Senyawa Tersembunyi pada Rosemary Bisa Membantu Melawan Alzheimer

17 Maret 2025 13:59
Penulis: Alamsyah, lifestyle
Senyawa tersebut, yang dikenal dengan nama asam karnosat (carnosic acid), memiliki sifat antioksidan dan anti-inflamasi yang kuat. Namun, dalam bentuk murninya, senyawa ini tidak stabil.

Sahabat.com - Peneliti di California telah menemukan pendekatan baru yang menjanjikan untuk pengobatan penyakit Alzheimer, yang terinspirasi oleh senyawa yang ditemukan pada rempah-rempah umum seperti rosemary. 

Senyawa tersebut, yang dikenal dengan nama asam karnosat (carnosic acid), memiliki sifat antioksidan dan anti-inflamasi yang kuat. Namun, dalam bentuk murninya, senyawa ini tidak stabil.

Para peneliti di California berhasil menyintesis turunan stabil dari senyawa ini, yang menunjukkan hasil yang menjanjikan pada model tikus yang menderita Alzheimer. 

Tikus yang diberi senyawa turunan stabil ini mengalami peningkatan memori, lebih banyak sinaps neuron, pengurangan peradangan, dan penghapusan protein-protein beracun yang terkait dengan Alzheimer.

Penyakit Alzheimer dapat menyebabkan kehancuran sinaps yang tinggi, merusak jalur komunikasi antar-neuron yang penting, sementara kehilangan memori adalah salah satu efek yang paling mudah terlihat. 

Menurut ilmuwan saraf Stuart Lipton dari Scripps Research Institute, setelah melalui berbagai tes memori, tikus yang diberi senyawa ini menunjukkan peningkatan yang signifikan.

"Kami melakukan berbagai tes memori, dan semuanya menunjukkan perbaikan dengan obat ini," kata Lipton. 

"Obat ini tidak hanya memperlambat penurunan kondisi, tetapi hampir mengembalikannya ke kondisi normal."

Salah satu tantangan utama yang dihadapi para peneliti adalah bagaimana mengubah asam karnosat menjadi bentuk yang stabil dan cukup lama bertahan di otak untuk memberikan efek yang diinginkan. 

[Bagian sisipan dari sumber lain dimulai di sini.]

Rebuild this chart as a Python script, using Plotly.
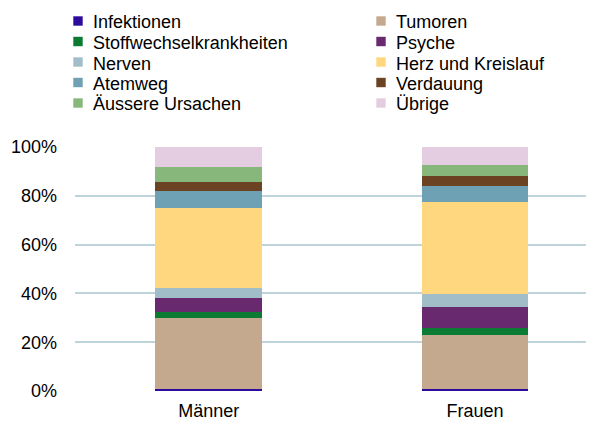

Setelah serangkaian uji coba, mereka berhasil menemukan bentuk yang sesuai, yakni di-asetilasi karnosat (diAcCA).

Setelah dikonsumsi, senyawa diAcCA diubah menjadi asam karnosat di dalam tubuh, yang kemudian diserap ke dalam aliran darah dengan tingkat penyerapan sekitar 20 persen lebih baik dibandingkan dengan asam karnosat murni. Senyawa ini mencapai tingkat terapeutik di otak hanya dalam waktu satu jam.

Tikus yang menderita Alzheimer kemudian diberi diAcCA atau plasebo tiga kali seminggu selama tiga bulan. 

Peneliti memeriksa pengaruhnya terhadap jaringan otak dan kemampuan tikus dalam mengingat serta mempelajari berbagai tugas yang dirancang khusus untuk menguji memori mereka.

Senyawa diAcCA tidak menunjukkan efek toksik pada tikus yang diberi perlakuan ini, dan penumpukan protein berlebih yang dikenal sebagai tanda kerusakan akibat Alzheimer berkurang di otak mereka.

"Dengan mengatasi peradangan dan stres oksidatif melalui senyawa diAcCA ini, kami berhasil meningkatkan jumlah sinaps di otak," kata Lipton. 

"Kami juga berhasil mengurangi protein-protein yang salah lipat atau teragregasi, seperti tau terfosforilasi dan amyloid beta, yang diduga menjadi pemicu penyakit Alzheimer dan juga biomarker dari proses penyakit tersebut."

Meskipun hasil ini sangat menjanjikan, penelitian ini masih berada pada tahap awal. 
Uji klinis pada manusia akan diperlukan untuk memastikan bahwa diAcCA memiliki efek yang sama pada otak manusia.

Berkat sifat anti-inflamasi yang dimiliki asam karnosat, yang juga tercatat dalam penelitian sebelumnya, Lipton dan timnya berharap pengobatan ini dapat digunakan untuk kondisi lain yang terkait dengan peradangan, seperti diabetes tipe 2 hingga Parkinson. 

Potensi penggunaan obat diAcCA juga terbuka untuk dipadukan dengan pengobatan lain untuk Alzheimer yang sudah ada.

Karena senyawa ini merupakan bentuk modifikasi dari asam karnosat yang telah terbukti aman dikonsumsi, para peneliti berharap obat baru dapat dikembangkan dengan lebih cepat.

"Senyawa ini bisa membuat pengobatan antibodi amyloid yang sudah ada bekerja lebih baik dengan mengurangi atau membatasi efek sampingnya," ujar Lipton.